AlaMesa listings are just part of the copious content that comes out every Tuesday in el paquete.
The listings also are available at alamesacuba.com and can be downloaded by foreign visitors before they leave home for use on the island. AlaMesa also has a Facebook page where it posts culinary and entrepreneurial news and recipes like a recent one for coffee pudding. It has more than 4,200 likes. And soon AlaMesa will debut on Google Play.
Currently AlaMesa has 600 restaurant listings in nine Cuban provinces. Local representatives collect information for listings from restaurant operators in each province. Restaurateurs pay for ads and also for photos included with their listings.
Meanwhile, because the Alonso brothers’ self-employment license is for repairing electronics, they do fix cellphones and computers.
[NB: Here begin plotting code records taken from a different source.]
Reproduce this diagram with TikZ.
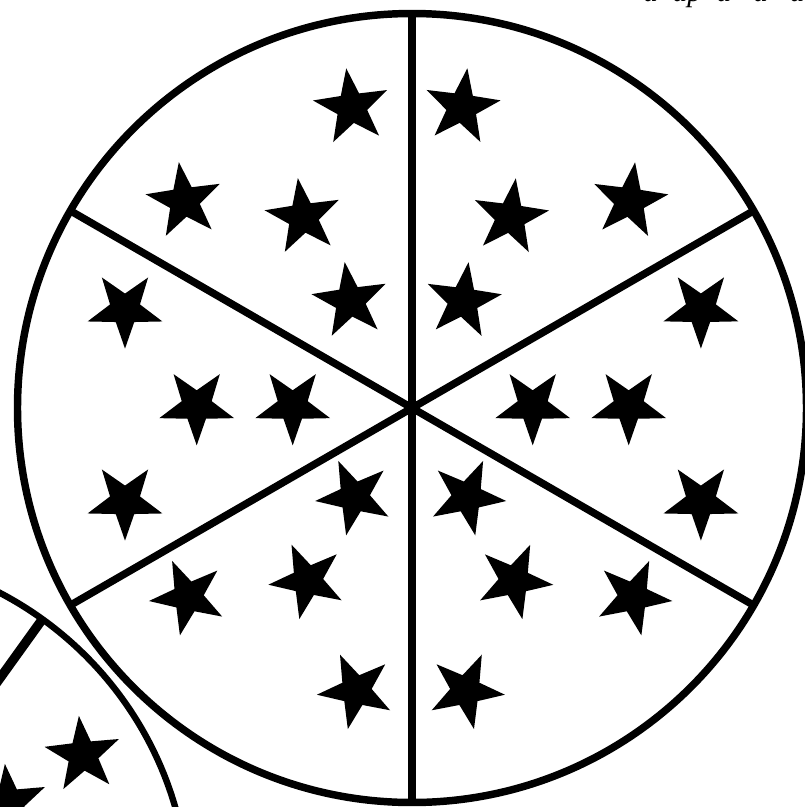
\documentclass[tikz,border=0pt]{standalone}
\usepackage{fontspec}
\setmainfont{Liberation Serif}
\usetikzlibrary{shapes.geometric}
\tikzset{
  starnode/.style={star, star points=5, star point ratio=2.5, minimum size=59pt, inner sep=0pt, outer sep=0pt, fill=black, draw=none},
  rim/.style={draw=black, line width=5.6pt},
  spoke/.style={draw=black, line width=5.6pt},
  bigspoke/.style={draw=black, line width=7pt},
}
\begin{document}
\begin{tikzpicture}[x=0.75pt, y=-0.75pt]
\useasboundingbox (0,0) rectangle (805,807);
\clip (0,0) rectangle (805,807);
\fill[white] (0,0) rectangle (805,807);
% cut-off caption at the top
\node[anchor=base west, inner sep=0pt, font=\itshape\fontsize{22}{26}\selectfont] (cap) at (643,1) {a\ \ ap\ \ a\ \ \ a\ \ \ a};
% main pie
\coordinate (c) at (412,408);
\draw[rim] (c) circle[radius=394.5];
\foreach \a in {30,90,150,210,270,330}
  \draw[spoke] (c) -- ++(\a:396);
% stars, upper left sector
\foreach \p/\n in {{351.7,107.3}/1,{184.3,201.1}/2,{303.3,217.1}/3,{350.2,301}/4}
  \node[starnode, rotate=8] (s\n) at (\p) {};
% upper right sector
\foreach \p/\n in {{461.9,107.2}/5,{510.3,217.3}/6,{629.6,201.2}/7,{463.1,301.1}/8}
  \node[starnode, rotate=-8] (s\n) at (\p) {};
% left sector
\foreach \p/\n in {{125,309.3}/9,{196.7,406}/10,{292.7,406}/11,{125,501.3}/12}
  \node[starnode, rotate=180] (s\n) at (\p) {};
% right sector
\foreach \p/\n in {{700.9,309.2}/13,{532.7,406}/14,{628.7,406}/15,{700.9,501.3}/16}
  \node[starnode, rotate=180] (s\n) at (\p) {};
% lower left sector
\foreach \p/\n in {{354.3,496.9}/17,{188.1,596.9}/18,{307.5,580.6}/19,{356,690.6}/20}
  \node[starnode, rotate=24] (s\n) at (\p) {};
% lower right sector
\foreach \p/\n in {{467.1,496.9}/21,{514.2,580.7}/22,{633.2,596.9}/23,{465.8,690.6}/24}
  \node[starnode, rotate=-24] (s\n) at (\p) {};
% second pie, mostly outside the picture
\coordinate (c2) at (-163,905);
\draw[rim, line width=4.8pt] (c2) circle[radius=352];
\draw[bigspoke] (c2) -- ++(-54.3:353);
\node[starnode, rotate=6] (t1) at (83,755) {};
\node[starnode, rotate=6] (t2) at (9,803) {};
\end{tikzpicture}
\end{document}
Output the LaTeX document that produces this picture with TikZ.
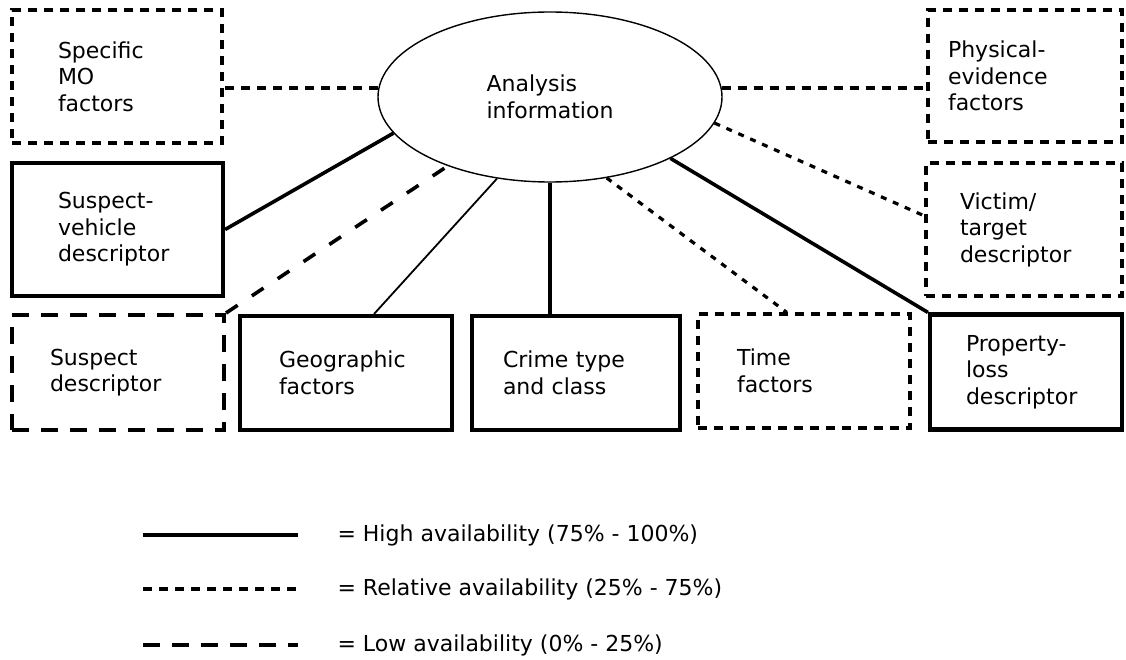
\documentclass[tikz,border=0pt]{standalone}
\usepackage{fontspec}
\setmainfont{DejaVu Sans}
\usetikzlibrary{shapes.geometric, calc}

\begin{document}
\begin{tikzpicture}[
  x=1pt, y=-1pt,
  font=\fontsize{22}{26.5}\selectfont,
  high/.style={draw, line width=4.2pt},
  relative/.style={draw, line width=3.2pt, dash pattern=on 9pt off 7pt},
  low/.style={draw, line width=4pt, dash pattern=on 17pt off 12pt},
  factor/.style={rectangle, align=left, inner ysep=0pt},
  hub/.style={draw, ellipse, line width=1.4pt, minimum width=344pt, minimum height=170pt, align=left}
]
  \useasboundingbox (0,0) rectangle (1126,660);

  % Centro
  \node[hub] (ana) at (550,97) {Analysis\\information};

  % Columna izquierda
  \node[factor, relative, text width=118pt, inner xsep=46pt, minimum height=133pt] (smo) at (117,76.5) {Specific\\MO\\factors};
  \node[factor, high, text width=119pt, inner xsep=46pt, minimum height=133pt] (svd) at (117.5,229.5) {Suspect-\\vehicle\\descriptor};
  \node[factor, low, text width=136pt, inner xsep=38pt, minimum height=115pt] (sud) at (118,372.5) {Suspect\\descriptor};

  % Fila inferior
  \node[factor, high, text width=134pt, inner xsep=39pt, minimum height=114pt] (geo) at (346,373) {Geographic\\factors};
  \node[factor, high, text width=146pt, inner xsep=31pt, minimum height=114pt] (ctc) at (576,373) {Crime type\\and class};
  \node[factor, relative, text width=134pt, inner xsep=39pt, minimum height=114pt] (tf) at (804,371) {Time\\factors};
  \node[factor, high, text width=120pt, inner xsep=36pt, minimum height=115pt] (pld) at (1026,372) {Property-\\loss\\descriptor};

  % Columna derecha
  \node[factor, relative, text width=154pt, inner xsep=20pt, minimum height=132pt] (pef) at (1025,76) {Physical-\\evidence\\factors};
  \node[factor, relative, text width=128pt, inner xsep=34pt, minimum height=133pt] (vtd) at (1024,229.5) {Victim/\\target\\descriptor};

  % Conexiones
  \draw[relative] (ana.177) -- (ana.177 -| smo.east);
  \draw[relative] (ana.3) -- (ana.3 -| pef.west);
  \draw[high, line width=3.6pt] (svd.east) -- (ana.193);
  \draw[low, line width=3.6pt, dash pattern=on 14pt off 17pt] (sud.north east) -- (ana.214);
  \draw[high, line width=1.8pt] ($(geo.north west)!0.63!(geo.north east)$) -- (ana.237);
  \draw[high, line width=3.6pt] (ana.south) -- (ana.south |- ctc.north);
  \draw[relative, dash pattern=on 6pt off 7pt] (ana.305) -- ($(tf.north west)!0.42!(tf.north east)$);
  \draw[high, line width=3.6pt] (ana.333) -- (pld.north west);
  \draw[relative, dash pattern=on 6pt off 7pt] (ana.351) -- ($(vtd.north west)!0.4!(vtd.south west)$);

  % Leyenda
  \coordinate (hi1) at (143,535); \coordinate (hi2) at (298,535);
  \coordinate (re1) at (143,589); \coordinate (re2) at (298,589);
  \coordinate (lo1) at (143,645); \coordinate (lo2) at (298,645);
  \draw[high, line width=4.5pt] (hi1) -- (hi2);
  \draw[relative] (re1) -- (re2);
  \draw[low] (lo1) -- (lo2);
  \node[anchor=west] (hitxt) at (334,535) {= High availability (75\% - 100\%)};
  \node[anchor=west] (retxt) at (334,589) {= Relative availability (25\% - 75\%)};
  \node[anchor=west] (lotxt) at (334,645) {= Low availability (0\% - 25\%)};

\end{tikzpicture}
\end{document}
But they say it’s much more profitable to focus on software, unlocking phones that are purchased abroad and updating operating systems for clients.
“Their phones are not prepared to handle Zapya and other new applications so they crash their systems and they need our help,” said David Alonso. There are now about 3 million cellphones in Cuba and increasingly they are Android Smartphones.
José Ernesto Alonso said he and his brother are using the money they make from repairs and systems updates to fund their own software and hardware development projects. “Getting funding for development is difficult in Cuba,” he said.
The brothers prefer slow, step-by-step growth for their company, said José Ernesto. “There’s a lot of potential because Cuba is so behind in all of this.”
But some of the tech entrepreneurs realize their window of opportunity may be fleeting — especially if the big boys come to town under a tech opening outlined by President Barack Obama. New U.S. rules allow American telecom and Internet companies to sell goods and services and joint venture with Cuba partners — both government and private — to improve telecommunications and Internet service for the Cuban people.
“We have a window of a couple of years before any of the big players come in and try to push others aside,” said one of the AlaMesa founders. “But I try not to be naive about it. Winter is coming.” Still, Cuba’s small start-up community knows the market and Cuban culture so they’re still hoping for opportunities.
So far, it’s unclear how engaged the Cuban government wants to be with U.S. telecom and Internet companies. On July 1, it began rolling out expanded Wi-Fi service at 35 hotspots around the country and has lowered the price of connections from $4.50 an hour to $2. The new network points are available to anyone with permanent or temporary Nauta.cu accounts, which are available from ETECSA, the state-run telephone company.
A leaked ETECSA document also seems to indicate the government has drafted a plan for development of home DSL service using Chinese equipment but ETECSA has said the document was only being used for training.
Google has already come to call several times — ostensibly with a plan to massively expand Internet on the island via Wi-Fi connections and cellphones. Twitter executives have been talking with the government. And Netflix announced in February that Cubans with high-speed Internet connections and access to international payment methods would be able to subscribe to the service and watch movies and TV shows for fees starting at $7.99 per month.
Both Wi-Fi connections and Netflix cost a lot for the average Cuban but some techies suggest people are willing to pay when it comes to something that is useful to them. The demand, they say, is huge and now that expectations have been raised, Cubans are going to want much, much more connectivity.
“There’s going to be a tsunami coming down,” said one tech entrepreneur.